As Alma is drawn to the General’s granddaughter, his wife and daughter Natalia (Sabrina De La Hoz) are fraught with concern about the growing protesters outside their compound. The General clearly stuck in his ways is using his age and faux dimensia like a well-used crutch.is schtick is broken, sad, and unconvincing. Moderately odd things begin to lay themselves out before the Monteverde family. Strange voices, Alma’s less than credible origin story, and a series of terrifyingly real dream sequences concerning the country’s ever-present genocide.
Problem is that all the spooky happenings are only lightly spooky, they’re placed in a manner far too sparse to create any real and ongoing dread, and this slow-burn punch line is saved for the film’s last few minutes. Left on the table are so many interesting pieces and parts. Everything from General’s daughter’s husband who’s disappeared, to the fact that his maid may have previously been a consort, and even his wife’s odd an off-putting acceptance of the genocide — all are sadly left unexplored. On their own each of these weirdly creepy story lines could have made a stand alone spook show. Left alone, the audience is left badly wanting much more.

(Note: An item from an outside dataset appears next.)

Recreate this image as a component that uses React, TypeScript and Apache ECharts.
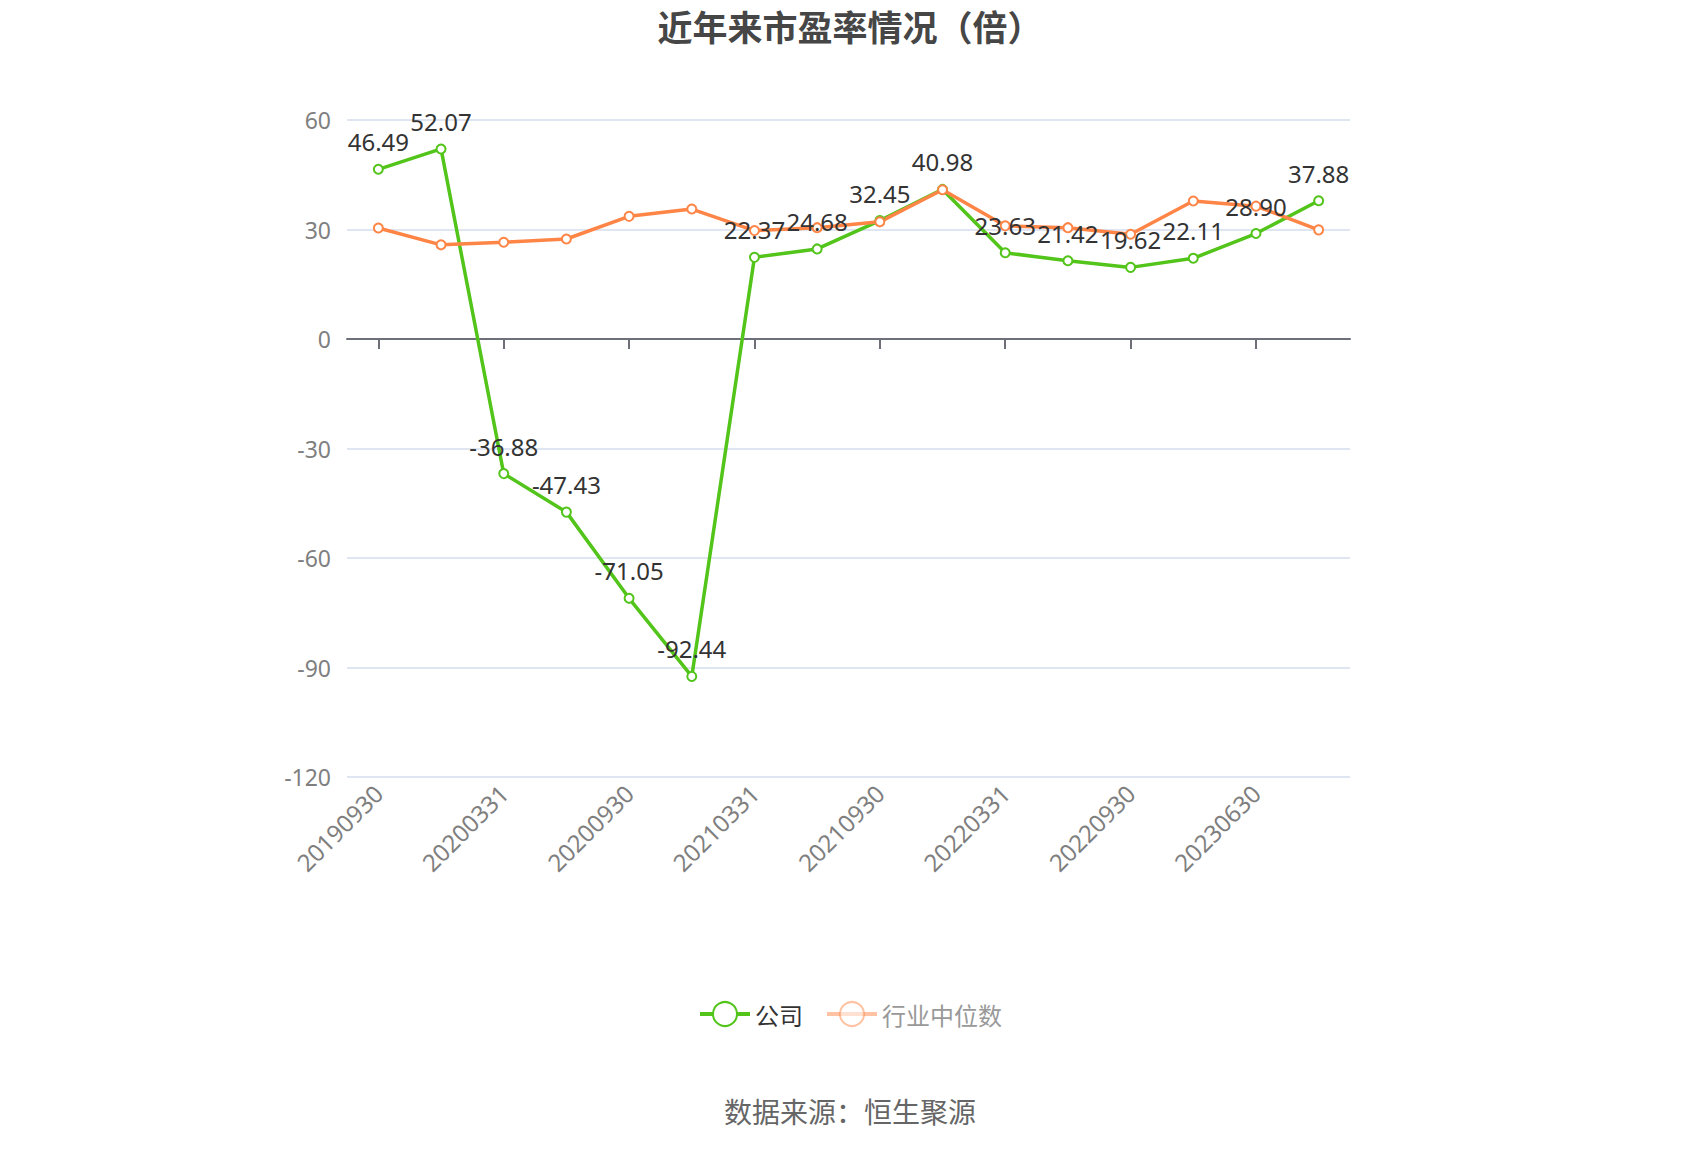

La Llorona does come around to the weeping woman mythology in a really interesting fashion, but unlike its Conjuring brethren, it waits too long and it segregates the ghouls from the genocide. Sure, there’s ghouls, but they’re not of the Conjuring flavor and there’s not a single jump scare among them. To be clear, La Llorona is a really interesting take on horror and the fact that life’s legitimate scares don’t come from ghosts and monsters, but from one’s own government and societal institutions. Where 2020’s His House hit this balancing act with aplomb, La Llorona unfortunately just comes close.
La Llorona is likely PG-13, possibly Rate R, and this Shudder Original is streaming on…Shudder.